What strategies are most effective at building students’ confidence in their abilities to complete tasks and projects?

That’s a really critical part of what we do. A boat is a daunting task, and we ask kids to take that on with a spirit of adventure. To build confidence, you have a big project but you work towards small milestones. There are a million small victories that go into building a boat successfully. You put in that screw right, the plank got clamped in the right place. And all of those things require a good deal of focus and a good deal of teamwork for the kids. As they get into the boat building and get accustomed to the tools and the other things that go along with it, we see that confidence really start to grow and the kids will take on a lot more leadership in terms of what needs to be done with the boat to get it ready for the next step in the process. We definitely encourage the kids to explore within the safety parameters of the space, and then provide support when needed so that they’re not losing confidence with a problem that’s too difficult.

What do you find to be the most effective balance between staff engagement and staff allowing students to work and problem-solve for themselves?

I think that’s a very fluid thing, and we rely a lot on the expertise of our teachers. You want to let the kids take the lead and let the kids do the work. One of the first instincts is to fix what the kid is doing wrong so that the boat goes together right. But that’s not really the goal, the goal is to get students to learn. You let them make mistakes, and we can provide advice when mistakes happen and when they hit a roadblock. But letting them do the work, and letting them figure out what’s going to work best for them, is really valuable. It’s a challenge to be able to verbally describe a problem a student is having, and lead them to the answer without giving them the answer, and let them struggle a little bit with that and persevere with it too. We try to interfere as little as possible while making sure that those critical learning milestones are there too.

How do you help students to feel motivated by each others’ successes rather than discouraged?

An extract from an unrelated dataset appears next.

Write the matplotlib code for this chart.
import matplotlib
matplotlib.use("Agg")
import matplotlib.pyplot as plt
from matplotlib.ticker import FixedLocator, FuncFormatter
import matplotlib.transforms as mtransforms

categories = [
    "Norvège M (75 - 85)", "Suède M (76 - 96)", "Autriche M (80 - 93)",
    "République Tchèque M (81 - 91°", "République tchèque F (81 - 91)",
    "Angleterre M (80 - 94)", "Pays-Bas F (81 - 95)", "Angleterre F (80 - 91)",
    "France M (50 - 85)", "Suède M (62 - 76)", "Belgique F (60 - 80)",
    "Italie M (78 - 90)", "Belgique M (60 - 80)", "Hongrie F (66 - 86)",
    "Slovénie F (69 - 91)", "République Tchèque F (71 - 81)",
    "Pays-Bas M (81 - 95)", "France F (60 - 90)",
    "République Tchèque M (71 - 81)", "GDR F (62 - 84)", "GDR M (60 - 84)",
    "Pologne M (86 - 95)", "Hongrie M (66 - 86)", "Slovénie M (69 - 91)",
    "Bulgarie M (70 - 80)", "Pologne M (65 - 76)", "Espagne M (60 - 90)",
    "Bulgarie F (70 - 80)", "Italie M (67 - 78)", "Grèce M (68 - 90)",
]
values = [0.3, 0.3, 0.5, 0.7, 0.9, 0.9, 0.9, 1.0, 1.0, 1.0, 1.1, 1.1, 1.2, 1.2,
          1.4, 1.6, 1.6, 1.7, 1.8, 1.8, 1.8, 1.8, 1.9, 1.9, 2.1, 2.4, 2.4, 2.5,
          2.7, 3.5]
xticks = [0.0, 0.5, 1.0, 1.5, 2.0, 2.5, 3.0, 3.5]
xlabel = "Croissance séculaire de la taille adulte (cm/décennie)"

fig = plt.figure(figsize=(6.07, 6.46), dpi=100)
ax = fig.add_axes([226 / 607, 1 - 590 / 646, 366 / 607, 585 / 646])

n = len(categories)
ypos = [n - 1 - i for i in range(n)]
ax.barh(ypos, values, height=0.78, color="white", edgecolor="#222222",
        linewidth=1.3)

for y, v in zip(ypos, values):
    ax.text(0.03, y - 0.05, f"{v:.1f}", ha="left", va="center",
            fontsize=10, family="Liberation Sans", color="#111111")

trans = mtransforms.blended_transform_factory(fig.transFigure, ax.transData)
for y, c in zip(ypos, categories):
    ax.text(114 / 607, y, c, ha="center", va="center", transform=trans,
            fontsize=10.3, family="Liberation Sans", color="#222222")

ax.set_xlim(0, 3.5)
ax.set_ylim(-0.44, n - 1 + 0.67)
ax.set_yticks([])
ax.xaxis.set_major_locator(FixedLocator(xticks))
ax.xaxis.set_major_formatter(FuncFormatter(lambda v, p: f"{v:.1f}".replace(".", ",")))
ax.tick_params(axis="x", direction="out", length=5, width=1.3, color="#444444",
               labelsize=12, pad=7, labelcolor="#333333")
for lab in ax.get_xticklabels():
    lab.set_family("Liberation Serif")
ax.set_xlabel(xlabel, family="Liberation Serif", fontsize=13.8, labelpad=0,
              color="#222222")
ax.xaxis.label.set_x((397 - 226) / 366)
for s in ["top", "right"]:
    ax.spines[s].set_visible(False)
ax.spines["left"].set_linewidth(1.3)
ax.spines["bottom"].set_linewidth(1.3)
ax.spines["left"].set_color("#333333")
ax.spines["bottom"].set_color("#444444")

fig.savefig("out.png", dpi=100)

There’s a big team element to that. That’s a big point of emphasis from day one. You’re accomplishing this as a team, nobody can do it on their own. When your teammate has success, celebrate that. When a teammate struggles, provide assistance when you can. But you never criticize the struggle, that’s someone learning to be successful. In order to have your team be as strong as possible, and to complete your boat as well as possible, you need to help those along that need a little extra time to figure things out. Inevitably, every student struggles at some point. Encouraging an empathetic response to that, “Hey, I’ve been there before too,” is an important element.

 

We do see differences in skill level. Some kids get it right away, some kids take longer. There are some natural differences in spatial relations, and also in whether or not our kids, who are 10 and 11 years old, have been exposed to tools before. Whether they’ve used a screwdriver or a clamp or something like that. So there are definitely differences, but we’re asking the kids to use that stuff in different ways than they have before regardless, so they all come into it fairly naive about what’s actually going to happen. It helps to level the playing field somewhat, but certainly the kids progress at different speeds.

 

There are so many pieces of the boat that, despite how accomplished you might be, you simply can’t do on your own. You need another pair of hands, you need another pair of eyes, and so that’s a collaborative learning that doesn’t necessarily correlate with a student’s academic achievement. It involves all parties and benefits all of the students in a similar way, too.

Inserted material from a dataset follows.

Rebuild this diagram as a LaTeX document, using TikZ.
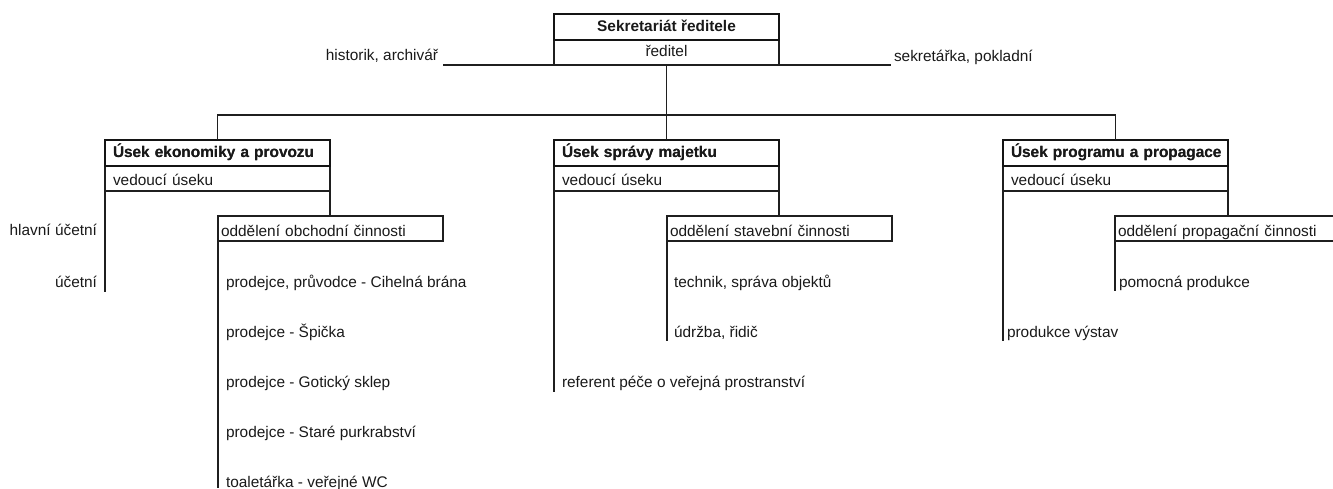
\documentclass[tikz,border=0pt]{standalone}
\usepackage{fontspec}
\setmainfont{Liberation Sans}
\begin{document}
\begin{tikzpicture}[x=1pt,y=-1pt,
  every node/.style={font=\fontsize{15.4}{18}\selectfont, text=black!90, outer sep=0pt},
  conn/.style={line width=1.5pt, draw=black!88},
  hdrbox/.style={draw=black!92, line width=2.6pt, font=\fontsize{15.4}{18}\selectfont\bfseries,
    minimum height=26pt, inner ysep=0pt, text height=11pt, text depth=3pt},
  topbox/.style={hdrbox, minimum width=225pt, inner xsep=0pt, anchor=north west},
  depbox/.style={hdrbox, text width=209pt, inner xsep=8pt, align=left, anchor=north west},
  lowbox/.style={draw=black!88, line width=1.3pt, minimum height=25pt, inner ysep=0pt, anchor=north},
  redbox/.style={lowbox, minimum width=225pt, inner xsep=0pt, text height=11pt, text depth=3pt},
  vedbox/.style={lowbox, text width=209pt, inner xsep=8pt, align=left, text height=13pt, text depth=0pt},
  subbox/.style={draw=black!88, line width=1.3pt, minimum height=25pt, inner ysep=0pt,
    text width=219pt, inner xsep=3pt, align=left, text height=15pt, text depth=0pt, anchor=north west},
  lblw/.style={anchor=base west, inner sep=0pt},
  lble/.style={anchor=base east, inner sep=0pt}
]
\useasboundingbox (0,0) rectangle (1333,488);
\clip (0,0) rectangle (1333,488);

% top box
\node[redbox] (red) at (666.5,40) {ředitel};
\node[topbox] (sek) at (554,14) {Sekretariát ředitele};
\node[lble] (hist) at (438,60) {historik, archivář};
\node[lblw] (sekr) at (894,61) {sekretářka, pokladní};
\coordinate (histend) at (443,65);
\coordinate (sekrend) at (891,65);
\draw[conn] (red.south west) -- (histend);
\draw[conn] (red.south east) -- (sekrend);

% department boxes
\node[depbox] (d1h) at (105,140) {\mbox{Úsek ekonomiky a provozu}};
\node[vedbox] (d1) at (d1h.south) {vedoucí úseku};
\node[depbox] (d2h) at (554,140) {\mbox{Úsek správy majetku}};
\node[vedbox] (d2) at (d2h.south) {vedoucí úseku};
\node[depbox] (d3h) at (1003,140) {\mbox{Úsek programu a propagace}};
\node[vedbox] (d3) at (d3h.south) {vedoucí úseku};
\node[depbox] at (105,140) {\mbox{Úsek ekonomiky a provozu}};
\node[depbox] at (554,140) {\mbox{Úsek správy majetku}};
\node[depbox] at (1003,140) {\mbox{Úsek programu a propagace}};

% bus
\draw[conn] (red.south) -- (red.south |- d2h.north);
\draw[conn] (d1h.north) -- ++(0,-25) -| (d3h.north);

% sub-departments
\node[subbox] (s1) at (218,216) {oddělení obchodní činnosti};
\node[subbox] (s2) at (667,216) {oddělení stavební činnosti};
\node[subbox] (s3) at (1115,216) {oddělení propagační činnosti};
\draw[conn] (d1.south east) -- (d1.south east |- s1.north);
\draw[conn] (d2.south east) -- (d2.south east |- s2.north);
\draw[conn] (d3.south east) -- (d3.south east |- s3.north);

% left department staff
\coordinate (d1end) at (105,292);
\draw[conn] (d1.south west) -- (d1end);
\node[lble] (hu) at (97,235) {hlavní účetní};
\node[lble] (uc) at (97,287) {účetní};

\coordinate (s1end) at (218,488);
\draw[conn] (s1.south west) -- (s1end);
\node[lblw] (p1) at (226,287) {prodejce, průvodce - Cihelná brána};
\node[lblw] (p2) at (226,337) {prodejce - Špička};
\node[lblw] (p3) at (226,387) {prodejce - Gotický sklep};
\node[lblw] (p4) at (226,437) {prodejce - Staré purkrabství};
\node[lblw] (p5) at (226,487) {toaletářka - veřejné WC};

% middle department staff
\coordinate (d2end) at (554,392);
\draw[conn] (d2.south west) -- (d2end);
\node[lblw] (ref) at (562,387) {referent péče o veřejná prostranství};
\coordinate (s2end) at (667,341);
\draw[conn] (s2.south west) -- (s2end);
\node[lblw] (tech) at (674,287) {technik, správa objektů};
\node[lblw] (udr) at (674,337) {údržba, řidič};

% right department staff
\coordinate (d3end) at (1003,341);
\draw[conn] (d3.south west) -- (d3end);
\node[lblw] (pv) at (1007,337) {produkce výstav};
\coordinate (s3end) at (1115,291);
\draw[conn] (s3.south west) -- (s3end);
\node[lblw] (pp) at (1119,287) {pomocná produkce};
\end{tikzpicture}
\end{document}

What strategies are most effective at building students’ confidence in their abilities to complete tasks and projects?

I think there’s real benefit to having big, scary goals and then smaller, more achievable goals to reach that. Our kids, in the end, tend to look back and say, “Ok, none of this was really that hard. But the boat is amazing, how did that happen?”It’s just a matter of breaking it down piecemeal for them so that they can have those digestible tidbits. I think also, making sure that we allow kids room to explore and don’t take their voice away by providing very explicit instructions. The kids need a lot of instructions to build a boat, but making them feel that it’s theirs, and that what they’ve accomplished is really something that they’ve done and not something they’ve done at the behest of their teachers giving orders. Those are components that really make the kids buy into what they’re doing and make the kids feel that they’ve accomplished something special.